Ambition can be defined as a striving for some kind of achievement or distinction, and involves, first, the desire for achievement, and, second, the willingness to work towards it even in the face of adversity or failure.

To be ambitious is to achieve first and foremost not for the sake of achievement itself (which is to be high-reaching) but for the sake of distinguishing oneself from others. Were we the last person on earth, it would make little or no sense to be ambitious.

Ambition is often confused with aspiration. Unlike mere aspiration, which has a particular goal for object, ambition is a trait or disposition, and, as such, is persistent and pervasive. A person cannot alter their ambition any more than they can alter any other character trait: having achieved one goal, the truly ambitious person soon formulates another at which to keep on striving.
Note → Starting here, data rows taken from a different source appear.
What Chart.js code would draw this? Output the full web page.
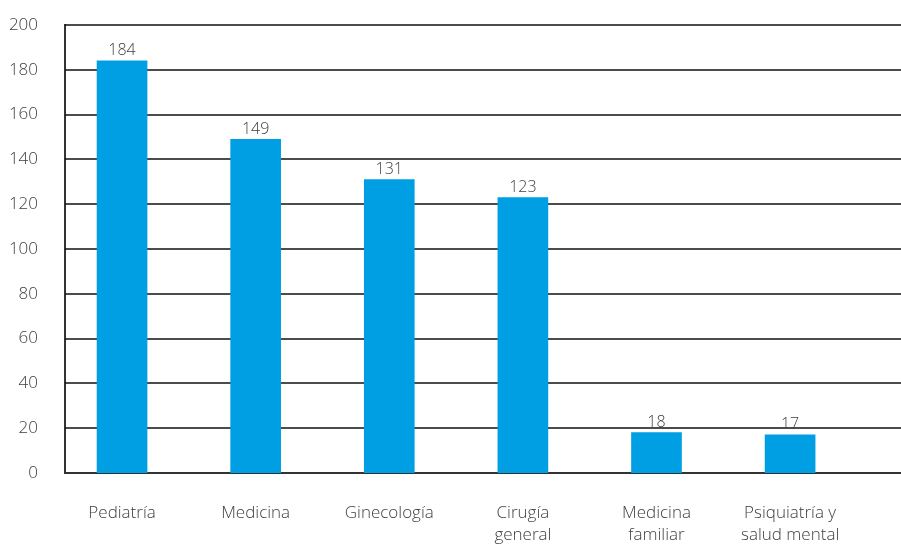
<!DOCTYPE html>
<html>
<head>
<meta charset="utf-8">
<script src="https://cdn.jsdelivr.net/npm/chart.js@4/dist/chart.umd.min.js"></script>
<style>
  body { margin: 0; background: #fff; }
  #wrap { width: 901px; height: 544px; }
</style>
</head>
<body>
<div id="wrap"><canvas id="chart"></canvas></div>
<script>
// datos
const categories = [
  ["Pediatría"],
  ["Medicina"],
  ["Ginecología"],
  ["Cirugía", "general"],
  ["Medicina", "familiar"],
  ["Psiquiatría y", "salud mental"]
];
const values = [184, 149, 131, 123, 18, 17];
const yTicks = [0, 20, 40, 60, 80, 100, 120, 140, 160, 180, 200];

const textColor = "#404040";
const fontFamily = "'Open Sans', 'Noto Sans', sans-serif";

// lineas horizontales hasta el borde derecho
const gridLines = {
  id: "gridLines",
  beforeDatasetsDraw(chart) {
    const ctx = chart.ctx;
    const y = chart.scales.y;
    const left = chart.chartArea.left;
    ctx.save();
    yTicks.forEach((v) => {
      const py = Math.round(y.getPixelForValue(v));
      ctx.beginPath();
      ctx.strokeStyle = v === 0 ? "#333" : "#111";
      ctx.lineWidth = v === 0 ? 2 : 1.5;
      ctx.moveTo(left, py);
      ctx.lineTo(chart.width, py);
      ctx.stroke();
    });
    ctx.restore();
  }
};

// etiquetas sobre las barras
const barLabels = {
  id: "barLabels",
  afterDatasetsDraw(chart) {
    const ctx = chart.ctx;
    const meta = chart.getDatasetMeta(0);
    ctx.save();
    ctx.font = "300 16px " + fontFamily;
    ctx.fillStyle = textColor;
    ctx.textAlign = "center";
    ctx.textBaseline = "bottom";
    meta.data.forEach((bar, i) => {
      ctx.fillText(String(values[i]), bar.x, bar.y - 2);
    });
    ctx.restore();
  }
};

new Chart(document.getElementById("chart"), {
  type: "bar",
  data: {
    datasets: [
      {
        data: values.map((v, i) => ({ x: i, y: v })),
        backgroundColor: "#009FE3",
        barThickness: 50
      }
    ]
  },
  options: {
    responsive: true,
    maintainAspectRatio: false,
    animation: false,
    layout: { padding: { top: 25, right: 0, left: 0, bottom: 0 } },
    plugins: { legend: { display: false }, tooltip: { enabled: false } },
    scales: {
      x: {
        type: "linear",
        offset: false,
        min: -0.427,
        max: 5.83,
        afterBuildTicks: (axis) => {
          axis.ticks = categories.map((c, i) => ({ value: i }));
        },
        afterFit: (axis) => {
          axis.height = 71;
        },
        grid: { display: false, drawTicks: false },
        border: { display: false },
        ticks: {
          padding: 29,
          color: textColor,
          font: { family: fontFamily, size: 17, weight: 300, lineHeight: 1.3 },
          maxRotation: 0,
          autoSkip: false,
          callback: (v) => categories[Math.round(v)]
        }
      },
      y: {
        min: 0,
        max: 200,
        afterBuildTicks: (axis) => {
          axis.ticks = yTicks.map((v) => ({ value: v }));
        },
        afterFit: (axis) => {
          axis.width = 65;
          axis.paddingTop = 0;
          axis.paddingBottom = 0;
        },
        grid: { display: false, drawTicks: false },
        border: { display: true, color: "#333", width: 2 },
        ticks: {
          padding: 27,
          color: textColor,
          font: { family: fontFamily, size: 17, weight: 300 }
        }
      }
    }
  },
  plugins: [gridLines, barLabels]
});
</script>
</body>
</html>
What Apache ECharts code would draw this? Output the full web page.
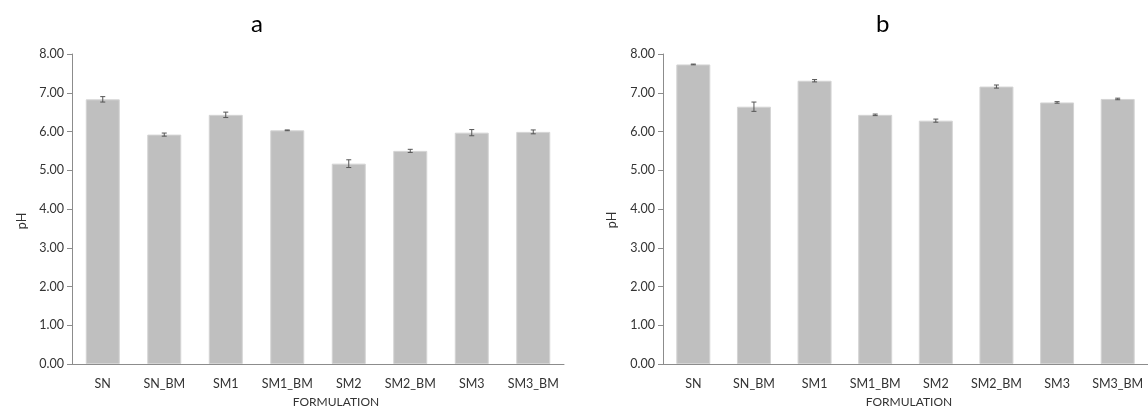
<!DOCTYPE html>
<html>
<head>
<meta charset="utf-8">
<script src="https://cdn.jsdelivr.net/npm/echarts@6/dist/echarts.min.js"></script>
<style>
  html, body { margin: 0; padding: 0; background: #fff; }
  #chart { width: 1148px; height: 408px; }
</style>
</head>
<body>
<div id="chart"></div>
<script>
// Formulations shown on both panels
const categories = ['SN', 'SN_BM', 'SM1', 'SM1_BM', 'SM2', 'SM2_BM', 'SM3', 'SM3_BM'];

// Panel a: mean pH and standard deviation
const phA = [6.83, 5.92, 6.43, 6.03, 5.17, 5.50, 5.97, 5.99];
const errA = [0.07, 0.04, 0.07, 0.01, 0.10, 0.04, 0.08, 0.05];

// Panel b: mean pH and standard deviation
const phB = [7.73, 6.64, 7.31, 6.43, 6.28, 7.16, 6.75, 6.84];
const errB = [0.01, 0.12, 0.03, 0.02, 0.04, 0.04, 0.02, 0.02];

const yTicks = { min: 0, max: 8, interval: 1 };

const FONT = 'Lato';
const TEXT = '#333333';
const AXIS = '#8c8c8c';
const BAR = '#bfbfbf';

const chart = echarts.init(document.getElementById('chart'));

function errorSeries(idx, means, errs) {
  return {
    type: 'custom',
    xAxisIndex: idx,
    yAxisIndex: idx,
    z: 10,
    data: means.map((m, i) => [i, m - errs[i], m + errs[i]]),
    renderItem: function (params, api) {
      const x = api.value(0);
      const lo = api.coord([x, api.value(1)]);
      const hi = api.coord([x, api.value(2)]);
      const half = 2.5;
      const style = { stroke: '#555', lineWidth: 1 };
      return {
        type: 'group',
        children: [
          { type: 'line', shape: { x1: lo[0], y1: lo[1], x2: hi[0], y2: hi[1] }, style },
          { type: 'line', shape: { x1: hi[0] - half, y1: hi[1], x2: hi[0] + half, y2: hi[1] }, style },
          { type: 'line', shape: { x1: lo[0] - half, y1: lo[1], x2: lo[0] + half, y2: lo[1] }, style }
        ]
      };
    }
  };
}

function xAxisFor(idx) {
  return {
    type: 'category',
    gridIndex: idx,
    data: categories,
    axisLine: { lineStyle: { color: AXIS, width: 1 } },
    axisTick: { show: false },
    axisLabel: { interval: 0, color: TEXT, fontFamily: FONT, fontSize: 12.5, margin: 13 }
  };
}

function yAxisFor(idx) {
  return {
    type: 'value',
    gridIndex: idx,
    min: yTicks.min,
    max: yTicks.max,
    interval: yTicks.interval,
    splitLine: { show: false },
    axisLine: { show: true, lineStyle: { color: AXIS, width: 1 } },
    axisTick: { show: true, length: 5, lineStyle: { color: AXIS } },
    axisLabel: {
      color: TEXT, fontFamily: FONT, fontSize: 12.5, margin: 8,
      formatter: v => v.toFixed(2)
    }
  };
}

function barSeries(idx, values) {
  return {
    type: 'bar',
    xAxisIndex: idx,
    yAxisIndex: idx,
    data: values,
    barWidth: 34,
    itemStyle: { color: BAR, borderColor: '#d4d4d4', borderWidth: 1 }
  };
}

const textStyle = (size) => ({ fontFamily: FONT, fontSize: size, fill: TEXT, fontWeight: 'normal' });

chart.setOption({
  animation: false,
  backgroundColor: '#ffffff',
  grid: [
    { left: 72, top: 54, width: 492, height: 310 },
    { left: 663, top: 54, width: 492, height: 310 }
  ],
  xAxis: [xAxisFor(0), xAxisFor(1)],
  yAxis: [yAxisFor(0), yAxisFor(1)],
  series: [
    barSeries(0, phA),
    errorSeries(0, phA, errA),
    barSeries(1, phB),
    errorSeries(1, phB, errB)
  ],
  graphic: [
    { type: 'text', left: 251, top: 12, style: Object.assign(textStyle(24), { fill: '#000', text: 'a' }) },
    { type: 'text', left: 876, top: 12, style: Object.assign(textStyle(24), { fill: '#000', text: 'b' }) },
    { type: 'text', x: 336, y: 402, style: Object.assign(textStyle(12), { text: 'FORMULATION', align: 'center', verticalAlign: 'middle' }) },
    { type: 'text', x: 909, y: 402, style: Object.assign(textStyle(12), { text: 'FORMULATION', align: 'center', verticalAlign: 'middle' }) },
    { type: 'text', x: 22, y: 221, rotation: Math.PI / 2, style: Object.assign(textStyle(12.5), { text: 'pH', align: 'center', verticalAlign: 'middle' }) },
    { type: 'text', x: 612, y: 220, rotation: Math.PI / 2, style: Object.assign(textStyle(12.5), { text: 'pH', align: 'center', verticalAlign: 'middle' }) }
  ]
});
</script>
</body>
</html>
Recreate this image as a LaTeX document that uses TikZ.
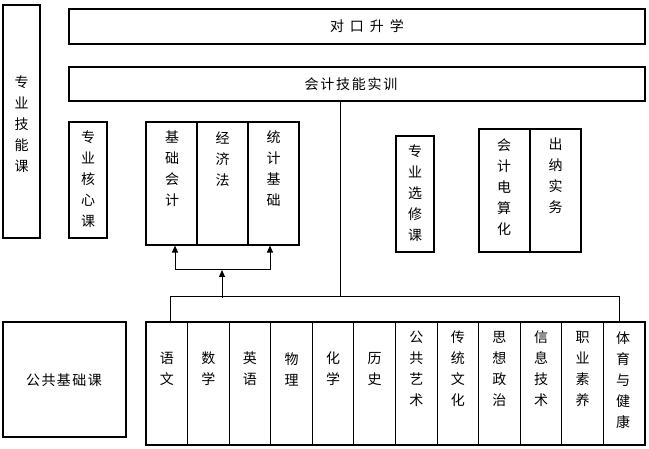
\documentclass[tikz,border=0pt]{standalone}
\usepackage{fontspec}
\newfontfamily\cjk{Noto Sans CJK SC}
\usetikzlibrary{arrows.meta}
\begin{document}
\begin{tikzpicture}[x=1pt,y=-1pt,
  box/.style={draw, line width=1.1pt, inner sep=0pt, rectangle},
  lbl/.style={font=\cjk\fontsize{14}{21}\selectfont, align=center, inner sep=0pt},
  conn/.style={line width=1pt},
  arr/.style={line width=1pt, -{Triangle[length=7pt,width=6pt]}}]
\useasboundingbox[fill=white] (0,0) rectangle (649,449);

% top boxes
\node[box, minimum width=37pt, minimum height=233pt] (skill) at (21.5,121.5) {};
\node[lbl] (tskill) at (21.5,124) {专\\业\\技\\能\\课};
\node[box, minimum width=576pt, minimum height=35pt] (exam) at (357,26.5) {};
\node[lbl] (texam) at (367,26.5) {对\kern6pt口\kern6pt升\kern6pt学};
\node[box, minimum width=576pt, minimum height=34pt] (train) at (357,84) {};
\node[lbl] (ttrain) at (351,84) {会\kern1.8pt计\kern1.8pt技\kern1.8pt能\kern1.8pt实\kern1.8pt训};

\node[box, minimum width=38pt, minimum height=116pt] (core) at (88,180) {};
\node[lbl] (tcore) at (88,179) {专\\业\\核\\心\\课};

\node[box, minimum width=51pt, minimum height=123pt] (g1) at (171.5,183.5) {};
\node[box, minimum width=51pt, minimum height=123pt] (g2) at (222.5,183.5) {};
\node[box, minimum width=51pt, minimum height=123pt] (g3) at (273.5,183.5) {};
\node[lbl] (tg1) at (172,169) {基\\础\\会\\计};
\node[lbl] (tg2) at (222.5,159) {经\\济\\法};
\node[lbl] (tg3) at (273.5,169) {统\\计\\基\\础};

\node[box, minimum width=38pt, minimum height=116pt] (elect) at (415,194) {};
\node[lbl] (telect) at (415,193.5) {专\\业\\选\\修\\课};

\node[box, minimum width=51pt, minimum height=123pt] (e1) at (504.5,190.5) {};
\node[box, minimum width=51pt, minimum height=123pt] (e2) at (555.5,190.5) {};
\node[lbl] (te1) at (504,187) {会\\计\\电\\算\\化};
\node[lbl] (te2) at (555.5,176) {出\\纳\\实\\务};

% bottom
\node[box, minimum width=123pt, minimum height=115pt] (pub) at (64.5,379.5) {};
\node[lbl] (tpub) at (64,380) {公\kern1.4pt共\kern1.4pt基\kern1.4pt础\kern1.4pt课};

\node[box, minimum width=41.58pt, minimum height=123pt] (c1) at (166.79,383.5) {};
\node[box, minimum width=41.58pt, minimum height=123pt] (c2) at (208.38,383.5) {};
\node[box, minimum width=41.58pt, minimum height=123pt] (c3) at (249.96,383.5) {};
\node[box, minimum width=41.58pt, minimum height=123pt] (c4) at (291.54,383.5) {};
\node[box, minimum width=41.58pt, minimum height=123pt] (c5) at (333.13,383.5) {};
\node[box, minimum width=41.58pt, minimum height=123pt] (c6) at (374.71,383.5) {};
\node[box, minimum width=41.58pt, minimum height=123pt] (c7) at (416.29,383.5) {};
\node[box, minimum width=41.58pt, minimum height=123pt] (c8) at (457.88,383.5) {};
\node[box, minimum width=41.58pt, minimum height=123pt] (c9) at (499.46,383.5) {};
\node[box, minimum width=41.58pt, minimum height=123pt] (c10) at (541.04,383.5) {};
\node[box, minimum width=41.58pt, minimum height=123pt] (c11) at (582.63,383.5) {};
\node[box, minimum width=41.58pt, minimum height=123pt] (c12) at (624.21,383.5) {};

\node[lbl] (tc1) at (166.79,369) {语\\文};
\node[lbl] (tc2) at (208.38,369) {数\\学};
\node[lbl] (tc3) at (249.96,369) {英\\语};
\node[lbl] (tc4) at (291.54,369) {物\\理};
\node[lbl] (tc5) at (333.13,369) {化\\学};
\node[lbl] (tc6) at (374.71,369) {历\\史};
\node[lbl] (tc7) at (416.29,369) {公\\共\\艺\\术};
\node[lbl] (tc8) at (457.88,369) {传\\统\\文\\化};
\node[lbl] (tc9) at (499.46,369) {思\\想\\政\\治};
\node[lbl] (tc10) at (541.04,369) {信\\息\\技\\术};
\node[lbl] (tc11) at (582.63,369) {职\\业\\素\\养};
\node[lbl] (tc12) at (623,380) {体\\育\\与\\健\\康};

% connectors
\coordinate (j) at (340,297);
\coordinate (jl) at (170,297);
\coordinate (jr) at (619,297);
\draw[conn] (train.south -| j) -- (j);
\draw[conn] (jl |- c1.north) -- (jl) -- (jr) -- (jr |- c12.north);
\coordinate (a0) at (222,298);
\coordinate (am) at (222,270);
\coordinate (al) at (175,270);
\coordinate (ar) at (270,270);
\draw[arr] (a0) -- (am);
\draw[conn] (al) -- (ar);
\draw[arr] (al) -- (al |- g1.south);
\draw[arr] (ar) -- (ar |- g3.south);
\end{tikzpicture}
\end{document}
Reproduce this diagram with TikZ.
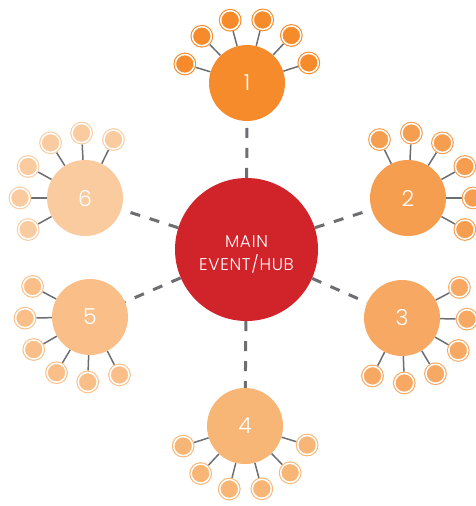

Ambition is often spoken of in the same breath as hope, as in "hopes and ambitions". Hope is the desire for something to happen combined with an anticipation of it happening. In contrast, ambition is the desire for achievement or distinction combined with the willingness to work towards
it. The opposite of hope is fear, hopelessness, or despair; the opposite of ambition is simply "lack of ambition", which is not a negative state.

Perhaps it is even the preferable state. In many Eastern traditions, ambition is seen as an evil that, by tying us down to worldly pursuits, keeps us away from the spiritual life and its fruits of virtue, wisdom, and tranquillity. In contrast, in the West, ambition is lauded as a precondition or precursor of success, even though the Western canon itself tends to fall against it.

For instance, in the Republic, Plato says that, being devoid of ambition, good men shun politics, leaving us to be ruled by bad men and their ambitions. Even if asked or invited, a good man would refuse to rule. To force good men into positions of power, Plato goes so far as to propose the introduction of a punishment for refusing to rule.

Aristotle had a more nuanced take on ambition. In the Nicomachean Ethics, he defines virtue as a disposition to aim at the intermediate between excess and deficiency, which, unlike the excess or the deficiency, is a form of success and therefore worthy of praise. For example, those who run headlong into every danger are rash, while those who flee from every danger are cowards, but courage is indicated by the mean or intermediate.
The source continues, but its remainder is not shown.